I have made the argument that Matt Costello was the MVP for Michigan State basketball this season, once you factor out the obvious choice in Denzel Valentine. In Tom Izzo’s system, seniors are counted on to have their best seasons and lead the program both on and off the court. Costello certainly did not disappoint this year.

A highly touted prospect, the 6-foot-9 center’s first few years at Michigan State were a bit underwhelming while he looked up the depth chart at more athletic big men. Even Gavin Schilling held the everyday starting role at center as recently as the 2015 Final Four game against Duke. Although unfortunate, the greatest thing to happen to Costello this season was Schilling’s turf toe injury to begin the season. Costello stepped up and played more minutes than ever before, cementing his role as a difference maker on both ends of the floor. His mix of grit, intelligence, and drive powered him to become a second-team All-Big Ten center.

His two greatest games came under very different circumstances. His emotional play down the stretch against Maryland helped snap a three game losing streak and create the greatest GIF in Michigan State basketball history as he twirled Izzo around like a doll.

On the flip side, I was actually very impressed with Costello’s play in the infamous upset loss to Middle Tennessee State. When the team’s backs were to the wall, Costello was the only Spartan who played like he understood what was at stake. His 22 points on 9-of-10 shooting weren’t enough, but I saw the determination of a Spartan great on display in that contest.

All in all, Costello rounded out his game tremendously this season and was a massive reason for the team’s success. His pro career is in question due to his average athleticism, but there is no question Costello left it all on the court at Michigan State.

Final Grade: A

David Manion:

There are many things that come to mind when I hear the name Matt Costello.

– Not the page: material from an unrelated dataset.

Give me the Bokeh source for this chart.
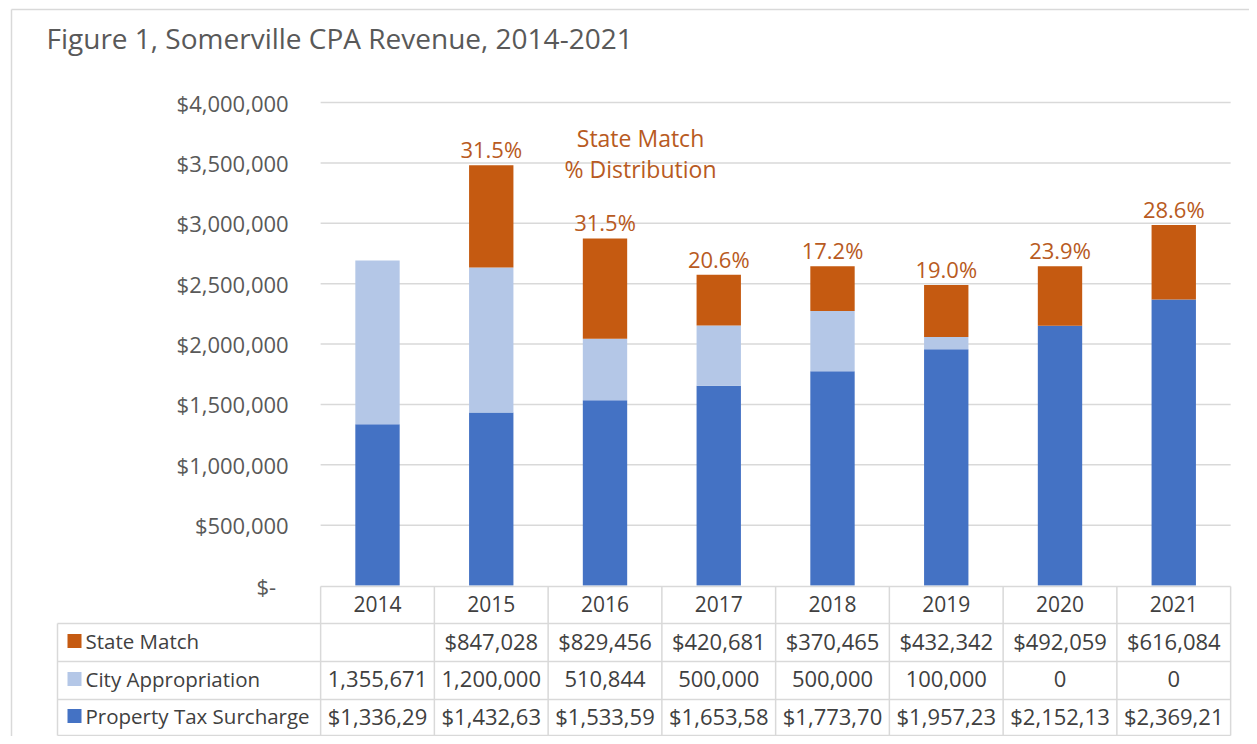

From giving Tom Izzo a bear hug in the Maryland game to the tongue wag following his huge dunk in transition against Michigan, those great moments always put a smile on my face. He was the main heart and soul of the team. Replacing that kind of emotion and passion for the next few years might be hard to come by.

The Linwood native has come a long way in terms of progress and growth. His statistics have gradually increased every year as a Spartan. Compared to his Sophomore year, the 6-foot-9 giant increased his margins in points per game (+6.7), rebounds (+4.9), and free throw percentage (+9%).

Costello has showcased a high basketball IQ and an aggressive defender on a consistent basis during his tenure at Michigan State. He was usually regarded as one of the best blockers on the team while dominating in the interior. Costello did a great job of keeping big boys in check down low, as he held his ground as well as anyone in the entire nation. Remember the game saving blocks in the Maryland and Purdue contests? That was Costello living up to his great reputation of delivering in crunch time. Sure, he hasn’t been the most reliable scorer as a forward, but he always found a way to get the job done. Sometimes his greatest contributions on the offensive end happened because of a big time swat or steal to pick up steam.

Costello usually found a way to keep the momentum alive by getting involved in different ways, thanks to his deep versatility. His post game moves were a thing of beauty, using deceiving tactics to his advantage. It often seemed like he favored the baseline.

The Spartans desired outcome was not achieved after their early exit in the 2016 NCAA tournament, but that didn’t stop Costello from closing out his career in style from an individual standpoint. His 22 points off of 9 of 10 shooting reflected his strong work ethic as well as his eagerness, determination and focus. It seemed like he was the only player that was not complacent, which he has displayed time and time again throughout his career. If MSU’s game plan was different by integrating Costello more on offense, then the result could have been different. He still gave Michigan State University more than anyone could ever ask for. And even though he may be looked upon as a secondary player in the future, he’ll always be a legend in my book.